1.1k views Asked by At

I have a custom ForkJoinPool created with parallelism of 25.

customForkJoinPool = new ForkJoinPool(25);

I have a list of 700 file names and I used code like this to download the files from S3 in parallel and cast them to Java objects:

customForkJoinPool.submit(() -> {
   return fileNames
     .parallelStream()
     .map((fileName) -> {
        Logger log = Logger.getLogger("ForkJoinTest");
        long startTime = System.currentTimeMillis();
        log.info("Starting job at Thread:" + Thread.currentThread().getName());
        MyObject obj = readObjectFromS3(fileName);
        long endTime = System.currentTimeMillis();
        log.info("completed a job with Latency:" + (endTime - startTime));
        return obj;
     })
     .collect(Collectors.toList);
   });
});

When I look at the logs, I see only 5 threads being used. With a parallelism of 25, I expected this to use 25 threads. The average latency to download and convert the file to an object is around 200ms. What am I missing?

May be a better question is how does a parallelstream figure how much to split the original list before creating threads for it? In this case, it looks like it decided to split it 5 times and stop.

2

There are 2 answers

2
Misha On BEST ANSWER

Why are you doing this with ForkJoinPool? It's meant for CPU-bound tasks with subtasks that are too fast to warrant individual scheduling. Your workload is IO-bound and with 200ms latency the individual scheduling overhead is negligible.

Use an Executor:

import static java.util.stream.Collectors.toList;
import static java.util.concurrent.CompletableFuture.supplyAsync;

ExecutorService threads = Executors.newFixedThreadPool(25);

List<MyObject> result = fileNames.stream()
        .map(fn -> supplyAsync(() -> readObjectFromS3(fn), threads))
        .collect(toList()).stream()
        .map(CompletableFuture::join)
        .collect(toList());
0
Stephen C On

I think that the answer is in this ... from the ForkJoinPool javadoc.

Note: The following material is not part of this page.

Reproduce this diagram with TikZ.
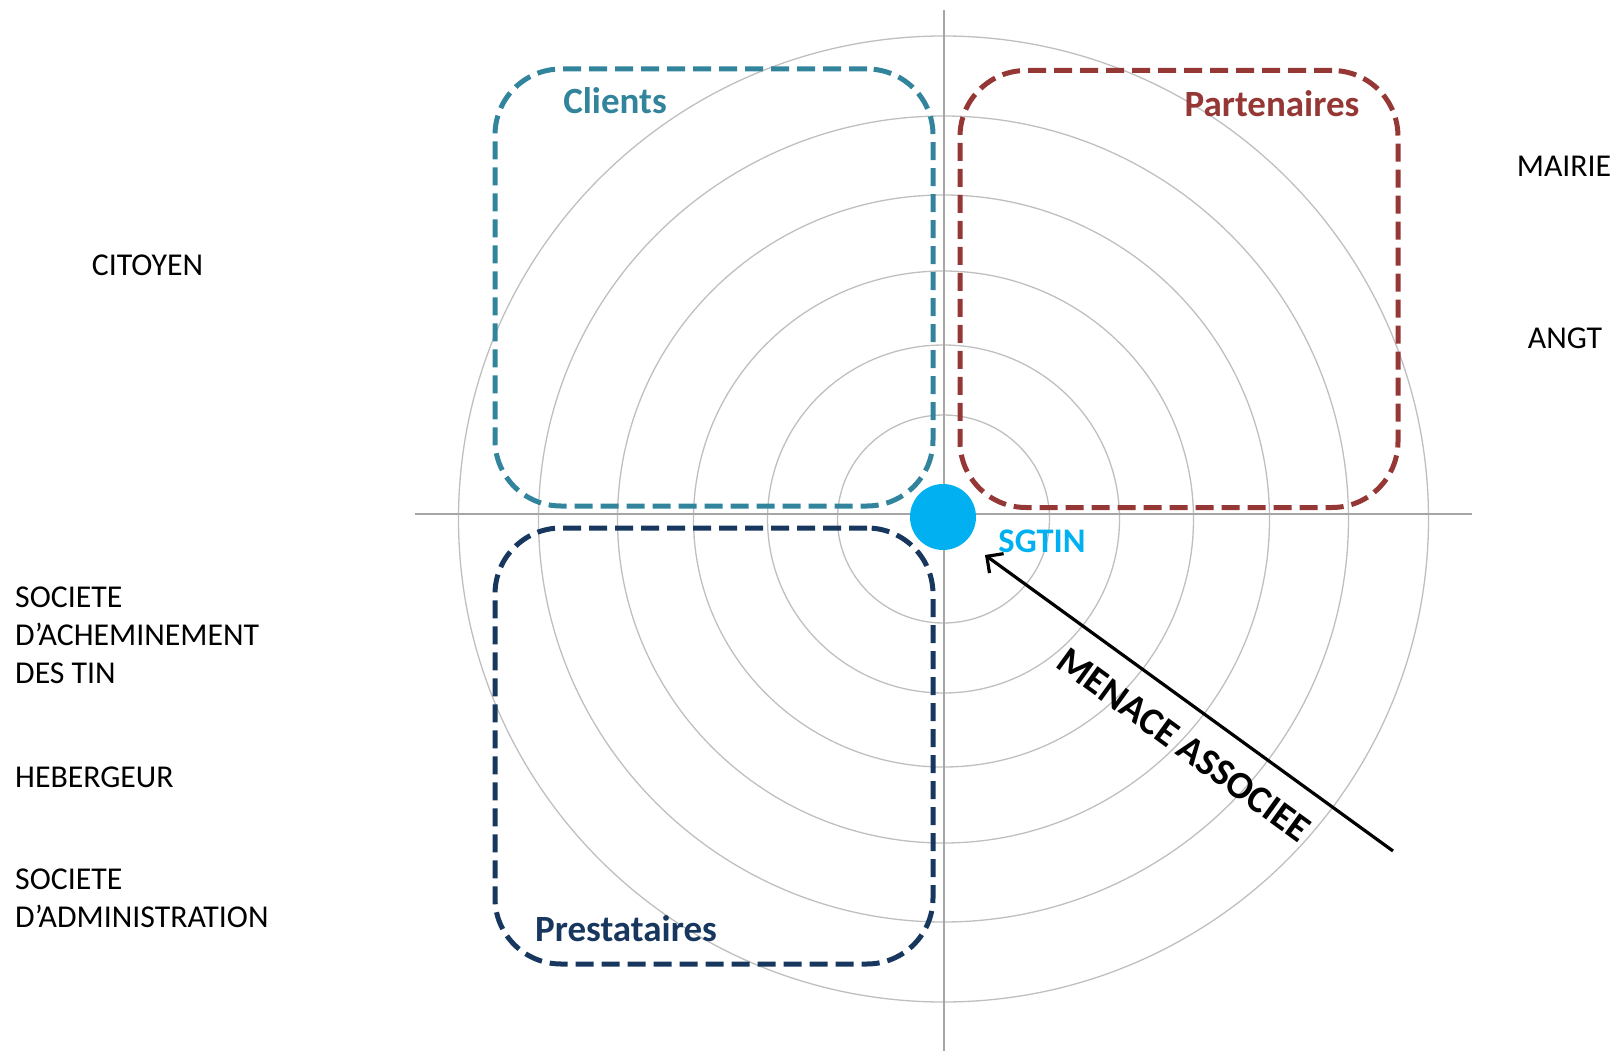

"The pool attempts to maintain enough active (or available) threads by dynamically adding, suspending, or resuming internal worker threads, even if some tasks are stalled waiting to join others. However, no such adjustments are guaranteed in the face of blocked I/O or other unmanaged synchronization."

In your case, the downloads will be performing blocking I/O operations.